新興国の企業も、公開されている特許データベースにアクセスして、合法的に最先端の技術情報を入手しているのが実情です。そのため、他社との差別化につながる有用な技術上または営業上の情報は、あえて特許などとして出願せず、営業秘密(Trade Secret)として社内で管理して外部に漏れないような保護が取られます。
そもそも、技術を文書で記載すること すなわち 無形なものを有形にすることは、かなり困難を伴います。特許として認定される技術範囲は明細書などに記載されますが、その分野の人でなければ何が重要なのか理解できません。一度、知識が文書や図面に書き下されれば、世界中に拡散される可能性があります。しかし、世界にある全てを書き下すことはできないのではないでしょうか。
科学哲学者マイケル・ポランニーが提起した暗黙知(Tacit Knowledge)とは、「我々は、語ることができるより、多くのことを知ることができる」で表現されています。すなわち逆説的には、知っていることを全て言葉にできないことを指摘しています。更に解釈すると、言葉で表現した途端に一部の知識は失われることを暗示しています。例えば、経験を完全に記述しようとして、長文で記述すればするほど言葉は生きた内容から遠くなってきます。
知識社会や情報社会を超えるためには、「暗黙知の存在を認識して、暗黙知を修得することはできるのか?」との問いに答える必要があります。
表現できない暗黙知があるならば、論理的に考えて全てを表現する必要ないと考えるかもしれません。暗黙知を知るための近道は、対極として徹底的に論理思考を働かせて、考え出して可能な限り表現することになります。究極まで試みて、それでも表現できなかった部分が暗黙知と分かります。本質を理解するためには、卓上で紙に書いてあることを読むだけではなく、徹底的に考えた上で、実務や現場において暗黙知も含めて事象を認識する必要があります。
暗黙知の例として挙げられるのは、私たちは会った人の顔を知っており、次回会った時もその人であることを特定できます。その人の特徴を幾つか上げることはできると思いますが、その人を知っているということを表現することは困難です。人間では当たり前にでき3歳児も身につけている能力ですが、機械ではようやく精度の高い顔認識ができるようになってきました。例えば機械の利点として、監視カメラの映像に容疑者が写っていないかを人間が24時間連続してモニタすることはできませんが、機械ならば可能となります。
ポランニーの好んだ例として、ハンマーで釘を打つ動作があります。簡単な動作のように見えますが、ハンマーや釘は自らの感覚にはなく、手にある触覚や視覚にて、現状のハンマーや釘の位置を認識する必要があります。手どの部分が圧迫されているから釘があり、指でどのように釘を支えるのか、ハンマーをどのくらい握って、腕をどのくらい振り上げて、自分の手ではなく釘の頭をハンマーで叩くように振り出すのか。言葉では表現できません。

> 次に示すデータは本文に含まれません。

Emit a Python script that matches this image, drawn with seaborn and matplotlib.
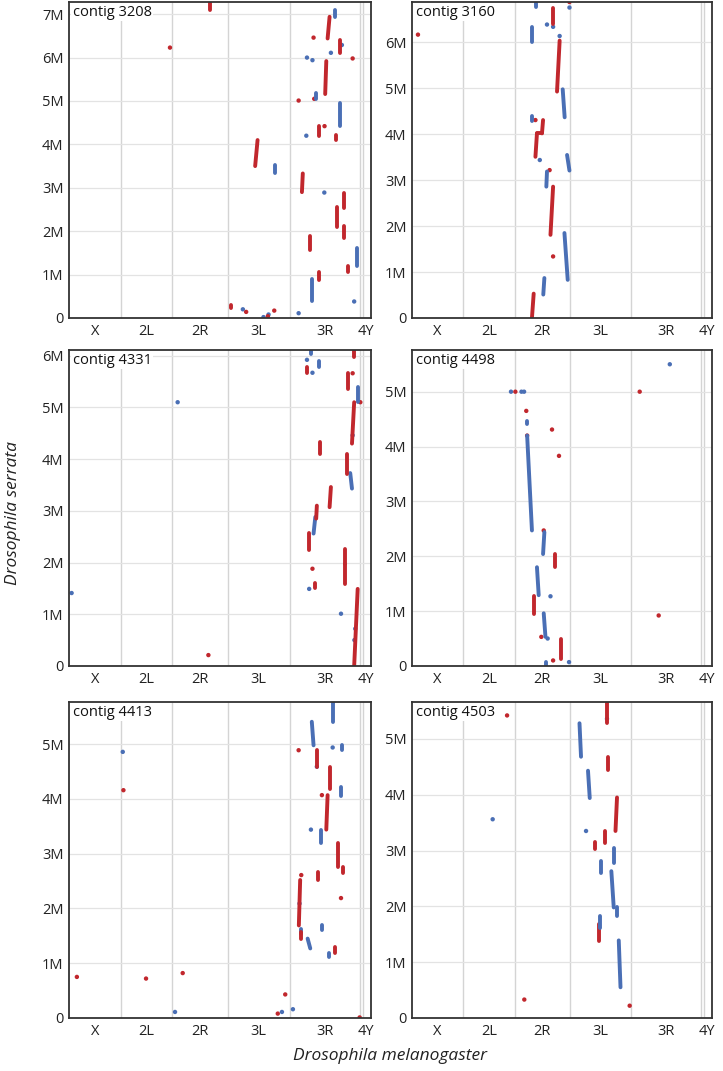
import numpy as np
import pandas as pd
import matplotlib
matplotlib.use("Agg")
import matplotlib.pyplot as plt
import seaborn as sns

# D. melanogaster arms (Mb, release 6) laid end to end on the x axis
arms = ["X", "2L", "2R", "3L", "3R", "4", "Y"]
arm_len = [23.54, 23.51, 25.29, 28.11, 32.08, 1.35, 3.67]
tick_names = ["X", "2L", "2R", "3L", "3R", "4Y"]

# segments: (mel start, mel end, serrata start, serrata end, strand)   all in Mb
# dots: (mel, serrata, strand)      strand "+" = red, "-" = blue
seg_3208 = [
    (64.3, 64.3, 7.1, 7.3, "+"), (84.8, 85.9, 3.5, 4.1, "+"), (93.9, 93.9, 3.34, 3.53, "-"),
    (106.1, 106.5, 2.9, 3.33, "+"), (125.1, 125.1, 2.53, 2.88, "+"), (122.0, 122.0, 2.09, 2.55, "+"),
    (125.1, 125.1, 1.84, 2.12, "+"), (109.6, 109.6, 1.57, 1.89, "+"), (131.2, 131.2, 1.19, 1.61, "-"),
    (127.0, 127.0, 1.07, 1.2, "+"), (114.1, 114.1, 0.88, 1.07, "+"), (110.6, 110.6, 0.38, 0.9, "-"),
    (73.7, 73.7, 0.22, 0.3, "+"), (123.6, 123.6, 6.1, 6.4, "+"), (117.8, 118.7, 6.44, 6.94, "+"),
    (121.0, 121.0, 6.94, 7.1, "-"), (116.7, 117.2, 5.16, 5.92, "+"), (112.5, 112.5, 5.05, 5.19, "-"),
    (123.3, 123.3, 4.43, 4.95, "-"), (114.0, 114.0, 4.2, 4.42, "+"), (121.7, 121.7, 4.09, 4.22, "+"),
]
dot_3208 = [
    (46.0, 6.23, "+"), (116.3, 2.89, "-"), (129.9, 0.38, "-"), (104.6, 0.11, "-"),
    (79.2, 0.2, "-"), (80.7, 0.14, "+"), (88.6, 0.02, "-"), (90.9, 0.08, "-"), (90.6, 0.04, "+"),
    (93.5, 0.17, "+"), (111.4, 6.46, "+"), (119.3, 6.11, "-"), (108.4, 6.0, "-"),
    (110.9, 5.94, "-"), (129.2, 5.98, "+"), (124.3, 6.29, "-"), (111.7, 5.05, "+"),
    (104.6, 5.01, "+"), (116.4, 4.42, "+"), (108.1, 4.2, "-"),
]

seg_3160 = [
    (57.0, 57.0, 6.78, 6.95, "-"), (64.7, 64.7, 6.41, 6.76, "+"), (54.9, 54.9, 6.01, 6.34, "-"),
    (66.5, 67.7, 4.93, 6.04, "+"), (70.0, 69.1, 4.37, 4.98, "-"), (55.0, 55.0, 4.3, 4.4, "-"),
    (59.6, 60.1, 4.02, 4.31, "+"), (57.3, 59.8, 4.02, 4.02, "+"), (56.6, 57.3, 3.51, 4.02, "+"),
    (72.2, 71.1, 3.21, 3.55, "-"), (61.6, 61.9, 2.86, 3.19, "-"), (63.5, 64.7, 1.81, 2.86, "+"),
    (71.4, 69.9, 0.83, 1.85, "-"), (60.2, 60.7, 0.51, 0.87, "-"), (55.0, 55.8, 0.0, 0.53, "+"),
]
dot_3160 = [
    (2.75, 6.17, "+"), (72.2, 6.88, "+"), (72.2, 6.76, "-"), (61.9, 6.39, "-"), (64.7, 6.34, "-"),
    (67.7, 6.14, "-"), (56.6, 4.31, "+"), (58.6, 3.44, "-"), (63.1, 3.22, "+"), (64.7, 1.34, "+"),
]

seg_4331 = [
    (110.3, 110.3, 6.03, 6.12, "-"), (108.4, 108.4, 5.66, 5.79, "+"), (114.1, 114.1, 5.78, 5.9, "-"),
    (129.9, 129.9, 5.97, 6.13, "+"), (127.1, 127.1, 5.36, 5.67, "+"), (131.6, 131.6, 5.1, 5.39, "-"),
    (128.9, 129.9, 4.3, 5.1, "+"), (114.4, 114.4, 4.1, 4.33, "+"), (126.6, 126.6, 3.72, 4.1, "+"),
    (128.9, 128.1, 3.43, 3.73, "-"), (118.7, 119.3, 3.07, 3.46, "+"), (112.6, 112.9, 2.85, 3.1, "+"),
    (111.4, 112.2, 2.56, 2.88, "-"), (109.1, 109.1, 2.25, 2.57, "+"), (125.5, 125.5, 1.98, 2.27, "+"),
    (125.8, 125.8, 1.59, 1.98, "+"), (111.9, 111.9, 1.51, 1.6, "+"), (129.9, 131.5, 0.0, 1.49, "+"),
]
dot_4331 = [
    (1.2, 1.41, "-"), (49.5, 5.1, "-"), (63.5, 0.21, "+"), (108.4, 5.92, "-"), (110.9, 5.67, "-"),
    (129.2, 5.66, "+"), (132.7, 5.1, "+"), (129.2, 4.46, "-"), (110.9, 1.88, "+"),
    (109.4, 1.49, "-"), (123.9, 1.01, "-"), (130.4, 0.72, "-"), (130.0, 0.5, "-"),
]

seg_4498 = [
    (52.8, 52.8, 4.41, 4.47, "-"), (55.0, 52.8, 2.47, 4.2, "-"), (60.1, 60.7, 2.04, 2.44, "-"),
    (65.7, 65.7, 1.8, 2.04, "+"), (58.1, 57.3, 1.29, 1.8, "-"), (55.8, 55.8, 0.95, 1.27, "+"),
    (61.2, 60.4, 0.53, 0.96, "-"), (68.5, 68.5, 0.13, 0.49, "+"), (61.3, 61.3, 0.0, 0.07, "-"),
]
dot_4498 = [
    (118.2, 5.5, "-"), (104.4, 5.0, "+"), (45.4, 5.0, "-"), (47.4, 5.0, "+"), (50.2, 5.0, "-"),
    (51.4, 5.0, "-"), (52.4, 4.65, "+"), (64.2, 4.31, "+"), (52.8, 4.2, "+"), (67.4, 3.83, "+"),
    (60.4, 2.47, "+"), (63.5, 1.27, "-"), (59.3, 0.53, "+"), (62.2, 0.5, "-"), (64.7, 0.1, "+"),
    (72.0, 0.07, "-"), (113.1, 0.92, "+"),
]

seg_4413 = [
    (120.2, 120.2, 5.41, 5.78, "-"), (111.4, 110.6, 4.98, 5.41, "-"), (124.3, 124.3, 4.89, 4.98, "-"),
    (112.9, 112.9, 4.59, 4.89, "+"), (118.7, 118.7, 4.19, 4.59, "+"), (123.9, 123.9, 4.05, 4.22, "-"),
    (117.2, 117.8, 3.44, 4.07, "+"), (114.7, 114.7, 3.19, 3.43, "-"), (122.5, 122.5, 2.76, 3.2, "+"),
    (124.8, 124.8, 2.65, 2.76, "+"), (113.2, 113.2, 2.52, 2.67, "+"), (104.7, 105.3, 1.69, 2.52, "+"),
    (105.8, 105.8, 1.54, 1.63, "-"), (105.8, 105.8, 1.45, 1.57, "+"), (109.9, 108.7, 1.27, 1.45, "-"),
    (115.2, 115.2, 1.6, 1.69, "-"), (121.3, 121.3, 1.19, 1.29, "+"), (118.5, 118.5, 1.11, 1.19, "-"),
]
dot_4413 = [
    (24.5, 4.86, "-"), (24.8, 4.16, "+"), (3.6, 0.75, "+"), (35.1, 0.72, "+"), (51.8, 0.82, "+"),
    (48.3, 0.11, "-"), (95.1, 0.08, "+"), (97.0, 0.11, "-"), (98.5, 0.43, "+"), (102.0, 0.16, "-"),
    (132.4, 0.01, "+"), (120.1, 4.94, "-"), (104.6, 4.89, "+"), (112.9, 4.59, "-"),
    (115.2, 4.07, "+"), (110.2, 3.44, "-"), (105.8, 2.61, "+"), (105.0, 2.09, "-"), (123.9, 2.19, "+"),
]

seg_4503 = [
    (89.4, 89.4, 5.28, 5.66, "+"), (77.5, 76.8, 4.68, 5.28, "-"), (89.8, 89.8, 4.44, 4.68, "+"),
    (81.5, 80.7, 3.94, 4.43, "-"), (93.3, 94.0, 3.35, 3.95, "+"), (88.7, 88.7, 3.14, 3.35, "+"),
    (83.8, 83.8, 3.02, 3.16, "+"), (92.5, 92.5, 2.78, 3.05, "-"), (86.7, 86.7, 2.6, 2.81, "-"),
    (92.5, 91.4, 1.98, 2.63, "-"), (94.0, 94.0, 1.83, 1.98, "-"), (85.9, 85.9, 1.38, 1.68, "+"),
    (86.1, 86.1, 1.62, 1.83, "-"), (95.6, 94.8, 0.55, 1.39, "-"),
]
dot_4503 = [
    (43.6, 5.42, "+"), (37.0, 3.56, "-"), (51.5, 0.33, "+"), (99.8, 0.22, "+"),
    (89.4, 5.36, "-"), (79.8, 3.35, "-"),
]

contigs = ["3208", "3160", "4331", "4498", "4413", "4503"]
segs = [seg_3208, seg_3160, seg_4331, seg_4498, seg_4413, seg_4503]
dots = [dot_3208, dot_3160, dot_4331, dot_4498, dot_4413, dot_4503]
y_max = [7.28, 6.88, 6.11, 5.76, 5.77, 5.66]

palette = {"+": "#c1272d", "-": "#4a6fb5"}

sns.set_style("white")
plt.rcParams["font.family"] = ["Open Sans", "DejaVu Sans"]

fig = plt.figure(figsize=(7.23, 10.71), dpi=100)

lefts = [0.0954, 0.5698]
widths = [0.4177, 0.415]
bottoms = [0.7031, 0.3782, 0.0495]
height = 0.295

bounds = np.cumsum([0] + arm_len)
centers = [(bounds[i] + bounds[i + 1]) / 2 for i in range(5)] + [(bounds[5] + bounds[7]) / 2 + 0.4]

for i, name in enumerate(contigs):
    r, c = divmod(i, 2)
    ax = fig.add_axes([lefts[c], bottoms[r], widths[c], height])

    rows = []
    for k, (x0, x1, y0, y1, s) in enumerate(segs[i]):
        rows.append({"seg": k, "mel": x0, "ser": y0, "strand": s})
        rows.append({"seg": k, "mel": x1, "ser": y1, "strand": s})
    seg_df = pd.DataFrame(rows)
    dot_df = pd.DataFrame(dots[i], columns=["mel", "ser", "strand"])

    # grid
    for b in bounds[1:-1]:
        ax.axvline(b, color="#d4d4d4", lw=1.0, zorder=0)
    for yv in range(0, 8):
        ax.axhline(yv, color="#e3e3e3", lw=0.9, zorder=0)

    sns.lineplot(data=seg_df, x="mel", y="ser", units="seg", estimator=None, hue="strand",
                 palette=palette, sort=False, lw=2.8, legend=False, ax=ax,
                 solid_capstyle="round")
    sns.scatterplot(data=dot_df, x="mel", y="ser", hue="strand", palette=palette,
                    s=10, linewidth=0, legend=False, ax=ax)

    ax.set_xlim(0, bounds[-1])
    ax.set_ylim(0, y_max[i])
    ax.set_xticks(centers)
    ax.set_xticklabels(tick_names)
    yt = list(range(0, int(y_max[i]) + 1))
    ax.set_yticks(yt)
    ax.set_yticklabels(["0" if v == 0 else f"{v}M" for v in yt])
    ax.tick_params(length=0, labelsize=10.5, colors="#222222", pad=4)
    ax.set_xlabel("")
    ax.set_ylabel("")
    for sp in ax.spines.values():
        sp.set_color("#333333")
        sp.set_linewidth(1.3)
    ax.text(0.012, 0.992, f"contig {name}", transform=ax.transAxes, ha="left", va="top",
            fontsize=10.5, color="#111111",
            bbox=dict(facecolor="white", edgecolor="none", pad=1.0))

fig.text(0.018, 0.521, "Drosophila serrata", rotation=90, ha="center", va="center",
         fontsize=12.5, style="italic", color="#222222")
fig.text(0.54, 0.014, "Drosophila melanogaster", ha="center", va="center",
         fontsize=12.5, style="italic", color="#222222")

fig.savefig("out.png", dpi=100)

このような暗黙知を伴う「釘を打つこと」は、先人を見よう見まねで修得して、経験して上達する必要があります。生活するうえで、歩くこと、走ること、話すこと、書くこと、自転車に乗ることなども暗黙知を伴う動作であるともいえます。人間と人工知能の違いを述べる時、身体性(Embodimemt, Corporeality)というキーワードをよく聞くようになってきました。人工知能はロボットを伴わなければ実体はありません。身体性 すなわち 実体(身体)を有すると、実体のない暗黙知を伴う禅問答のようです。
技術継承(以前の記事)でも述べましたが、暗黙知を伴う知識は師匠から弟子へと引き継がれなければ伝わらないこともあります。今日までに引き継がれず失われた知識も多いでしょう。チームならば、言葉や図表で表現できる形式知(Explicit Knowledge)も、暗黙知も引き継ぐことが期待できます。